A litigare si impara da piccoli, è uno dei prerequisiti che ciascun bambino dovrebbe raggiungere al termine della scuola dell’infanzia, è questo il momento fondamentale in cui il bambino, così aperto agli apprendimenti nuovi e alle scoperte, può porre le basi per una competenza sociale così importante da poter essere considerata la base per una convivenza civile oggi. Tanti adulti non sanno litigare e tante volte o si mette in campo la strategia dell’evitamento oppure si urla a più non posso senza affrontare mai il nocciolo della situazione problematica e conflittuale. Se ci pensiamo nessuno dei nostri educatori, tanto meno nessun genitore degli anni Ottanta, ha insegnato alla nostra generazione a litigare. La raccomandazione quotidiana era “fai a modo e non litigare che poi…”, quel “che poi” lasciava in sospeso un non detto che un po’ faceva paura. Oggi fortunatamente si sono fatti molti passi in avanti al riguardo fino all’elaborazione del Metodo Litigare Bene.
La nostra scuola ha iniziato ad adattare il metodo nel 2013, i bambini che per primi hanno utilizzato questo metodo per la gestione dei loro conflitti oggi hanno 13 anni, sono i grandoni che danno l’esempio a tutti gli altri e che nelle situazioni di vita in comune aiutano i più piccoli nell’autorganizzazione del litigio.
Alla scuola dell’infanzia il conflict corner viene usato per quei litigi che lì per lì faticano a raggiungere un accordo, abbiamo osservato che spesso i bambini si confrontano nel luogo in cui nasce la controversia, per lo più legata al possesso di un giocattolo, solo quando le cose vanno per le lunghe e gli animi iniziano a scaldarsi qualcuno dei due litiganti si dirige verso l’angolo dei litigi oppure in altre situazioni succede anche che uno spettatore esterno intervenga ricordando ai litiganti che “a litgare si va là”. Questo metodo ha delle ricadute estremamente positive se adottato nella maniera giusta, solleva le insegnanti dal gravoso compito di essere giudici di qualcosa che in realtà non conoscono, è necessario essere onesti con se stessi, per quanto un’insegnante abbia sotto controllo ciò che accade nella sezione, quando i bambini giocano liberamente non è possibile sentire il sorgere di un litigio, sapere chi ha iniziato e di chi è la ragione, è sicuramente molto più equo lasciare che i litiganti confrontino le proprie opinioni e che trovino l’accordo che meglio risponde a quella data situazione; i bambini si sentono più responsabili e capaci di gestire le relazioni con i compagni/amici.

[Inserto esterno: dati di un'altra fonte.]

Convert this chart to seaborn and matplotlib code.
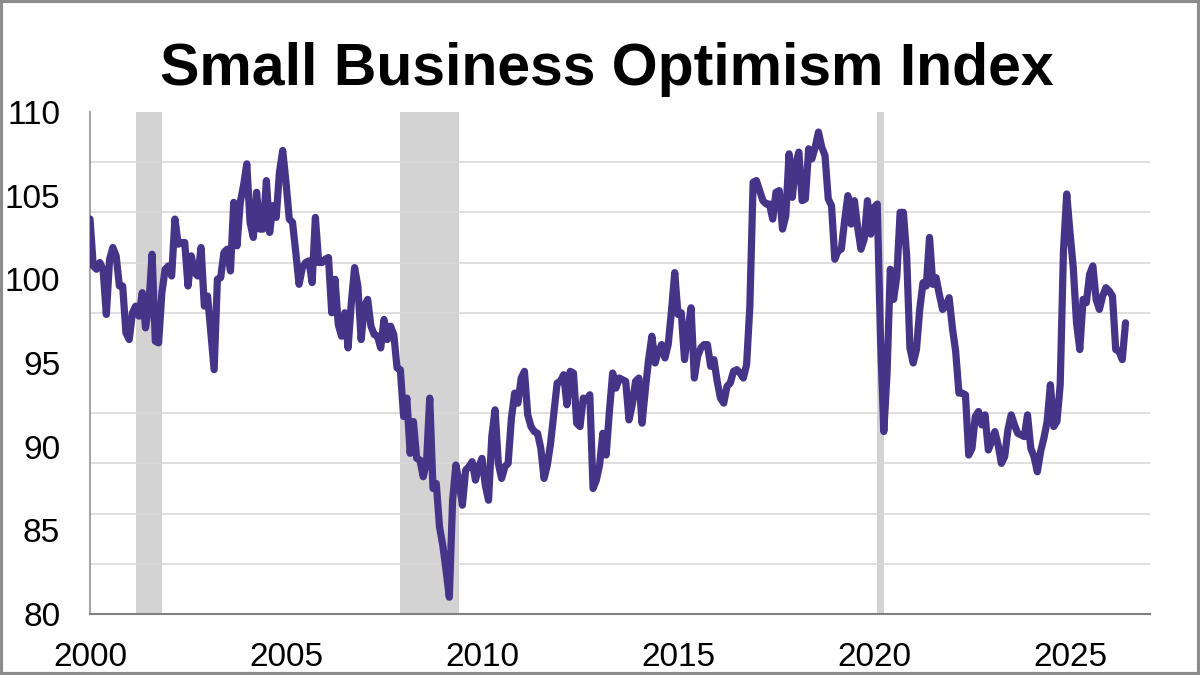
"""
Small Business Optimism Index - monthly line chart with recession shading
"""
import numpy as np
import pandas as pd
import matplotlib
matplotlib.use("Agg")
import matplotlib.pyplot as plt
from matplotlib.patches import Rectangle
import seaborn as sns

# --- data: monthly index values, Jan 2000 onwards ---
v2000 = [103.6, 100.8, 100.6, 101.0, 100.6, 97.9, 101.2, 101.9, 101.4, 99.6, 99.6, 96.8]
v2001 = [96.4, 98.0, 98.4, 97.8, 99.2, 97.1, 98.4, 101.5, 96.3, 96.2, 99.2, 100.6]
v2002 = [100.8, 100.2, 103.6, 102.1, 102.2, 102.2, 99.6, 101.4, 100.4, 100.2, 101.9, 98.4]
v2003 = [99.0, 96.8, 94.6, 100.0, 100.1, 101.6, 101.8, 100.5, 104.6, 102.0, 104.6, 105.6]
v2004 = [106.9, 103.4, 102.5, 105.2, 103.0, 103.0, 105.9, 102.8, 104.4, 103.7, 106.4, 107.7]
v2005 = [105.8, 103.6, 103.4, 101.6, 99.7, 100.7, 101.0, 101.1, 99.8, 103.7, 101.0, 101.0]
v2006 = [101.2, 101.3, 98.0, 100.0, 97.3, 96.6, 98.0, 95.9, 98.6, 100.7, 99.6, 96.4]
v2007 = [98.4, 98.8, 97.2, 96.7, 96.6, 95.9, 97.6, 96.4, 97.2, 96.7, 94.7, 94.6]
v2008 = [91.8, 92.9, 89.6, 91.5, 89.3, 89.2, 88.2, 89.0, 92.9, 87.5, 87.8, 85.2]
v2009 = [84.1, 82.6, 81.0, 86.8, 88.9, 87.9, 86.5, 88.6, 88.8, 89.1, 88.0, 88.8]
v2010 = [89.3, 87.7, 86.8, 90.6, 92.2, 89.0, 88.1, 88.8, 89.0, 91.7, 93.2, 92.6]
v2011 = [94.1, 94.5, 91.9, 91.2, 90.9, 90.8, 89.9, 88.1, 88.9, 90.2, 92.0, 93.8]
v2012 = [93.9, 94.3, 92.5, 94.5, 94.4, 91.4, 91.2, 92.9, 92.8, 93.1, 87.5, 88.0]
v2013 = [88.9, 90.8, 89.5, 92.1, 94.4, 93.5, 94.1, 94.0, 93.9, 91.6, 92.5, 93.9]
v2014 = [94.1, 91.4, 93.4, 95.2, 96.6, 95.0, 95.7, 96.1, 95.3, 96.1, 98.1, 100.4]
v2015 = [97.9, 98.0, 95.2, 96.9, 98.3, 94.1, 95.4, 95.9, 96.1, 96.1, 94.8, 95.2]
v2016 = [93.9, 92.9, 92.6, 93.6, 93.8, 94.5, 94.6, 94.4, 94.1, 94.9, 98.4, 105.8]
v2017 = [105.9, 105.3, 104.7, 104.5, 104.5, 103.6, 105.2, 105.3, 103.0, 103.8, 107.5, 104.9]
v2018 = [106.9, 107.6, 104.7, 104.8, 107.8, 107.2, 107.9, 108.8, 107.9, 107.4, 104.8, 104.4]
v2019 = [101.2, 101.7, 101.8, 103.5, 105.0, 103.3, 104.7, 103.1, 101.8, 102.4, 104.7, 102.7]
v2020 = [104.3, 104.5, 96.4, 90.9, 94.4, 100.6, 98.8, 100.2, 104.0, 104.0, 101.4, 95.9]
v2021 = [95.0, 95.8, 98.2, 99.8, 99.6, 102.5, 99.7, 100.1, 99.1, 98.2, 98.4, 98.9]
v2022 = [97.1, 95.7, 93.2, 93.2, 93.1, 89.5, 89.9, 91.8, 92.1, 91.3, 91.9, 89.8]
v2023 = [90.3, 90.9, 90.1, 89.0, 89.4, 91.0, 91.9, 91.3, 90.8, 90.7, 90.6, 91.9]
v2024 = [89.9, 89.4, 88.5, 89.7, 90.5, 91.5, 93.7, 91.2, 91.5, 93.7, 101.7, 105.1]
v2025 = [102.8, 100.7, 97.4, 95.8, 98.8, 98.6, 100.3, 100.8, 98.8, 98.2, 99.0, 99.5]
v2026 = [99.3, 99.0, 95.8, 95.7, 95.2, 97.4]

# recession periods (decimal years)
rec_start = [2001.17, 2007.92, 2020.08]
rec_end = [2001.83, 2009.42, 2020.25]

x_ticks = [2000, 2005, 2010, 2015, 2020, 2025]
y_labels = [80, 85, 90, 95, 100, 105, 110]
y_grid = [80, 83, 86, 89, 92, 95, 98, 101, 104, 107, 110]

values = (v2000 + v2001 + v2002 + v2003 + v2004 + v2005 + v2006 + v2007 + v2008
          + v2009 + v2010 + v2011 + v2012 + v2013 + v2014 + v2015 + v2016 + v2017
          + v2018 + v2019 + v2020 + v2021 + v2022 + v2023 + v2024 + v2025 + v2026)
df = pd.DataFrame({'year': 2000 + np.arange(len(values)) / 12.0, 'index': values})

# --- style ---
sns.set_style("white")
plt.rcParams['font.family'] = ['Liberation Sans', 'DejaVu Sans']

fig = plt.figure(figsize=(12, 6.75), dpi=100)
ax = fig.add_axes([0.075, 0.0904, 0.8833, 0.7437])

for s, e in zip(rec_start, rec_end):
    ax.axvspan(s, e, color='#d3d3d3', lw=0, zorder=0)

sns.lineplot(data=df, x='year', y='index', color='#453589', linewidth=5.2,
             ax=ax, zorder=3)
ax.lines[-1].set_solid_joinstyle('round')
ax.lines[-1].set_solid_capstyle('round')

ax.set_xlim(2000, 2027.04)
ax.set_ylim(80, 110)
ax.set_xticks(x_ticks)
ax.set_xticklabels([str(t) for t in x_ticks])
ax.set_yticks(y_labels)
ax.set_yticklabels([str(t) for t in y_labels])
ax.set_yticks(y_grid, minor=True)
ax.grid(False)
ax.grid(axis='y', which='minor', color='#d9d9d9', lw=1.2, zorder=1)
ax.set_axisbelow(True)
ax.tick_params(axis='both', which='both', length=0, labelsize=24, colors='black')
ax.tick_params(axis='y', pad=21.5)
ax.tick_params(axis='x', pad=20)
ax.set_xlabel('')
ax.set_ylabel('')

for side in ['top', 'right']:
    ax.spines[side].set_visible(False)
ax.spines['left'].set_color('#a6a6a6')
ax.spines['left'].set_linewidth(1.5)
ax.spines['bottom'].set_color('#7f7f7f')
ax.spines['bottom'].set_linewidth(1.5)

fig.text(0.506, 1 - 85 / 675, 'Small Business Optimism Index', ha='center', va='baseline',
         fontsize=42.5, fontweight='bold', color='black')

# outer frame
fig.patches.append(Rectangle((0.0012, 0.002), 0.9976, 0.996, transform=fig.transFigure,
                             fill=False, edgecolor='#8c8c8c', linewidth=3))

plt.savefig('out.png', dpi=100)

Dai 3 ai 6 anni, in famiglia, i bambini vengono considerati ancora piccoli cuccioli da accudire, incapaci di difendersi da soli, adottando questo metodo imparano l’arte della mediazione e capiscono attraverso l’esperienza a circoscrivere il loro ego ed il loro senso di onnipotenza; non tutto ciò che voglio è possibile, ma è mio potere decidere come gestire la frustrazione che deriva dal’incontro-scontro con l’altro da me; il bambino esce anche dalla dimensione dello scontro “fisico” poiché l’insegnante che funge da regista della situazione favorisce la conversazione ed il confronto e se necessario ricorda ai litiganti di stabilire un accordo. La qualità della vita scolastica migliora e regna un clima molto più disteso. Anche i genitori hanno imparato, dapprima sono sempre molto increduli, poi vedendo che nessuno si fa male e che i bambini ce la fanno anche da soli, non ostacolano il lavoro delle insegnanti; anzi ci raccontano che qualche bambino chiede di realizzare un conflict corner in casa e se vede i genitori discutere li invita a sedersi per parlare.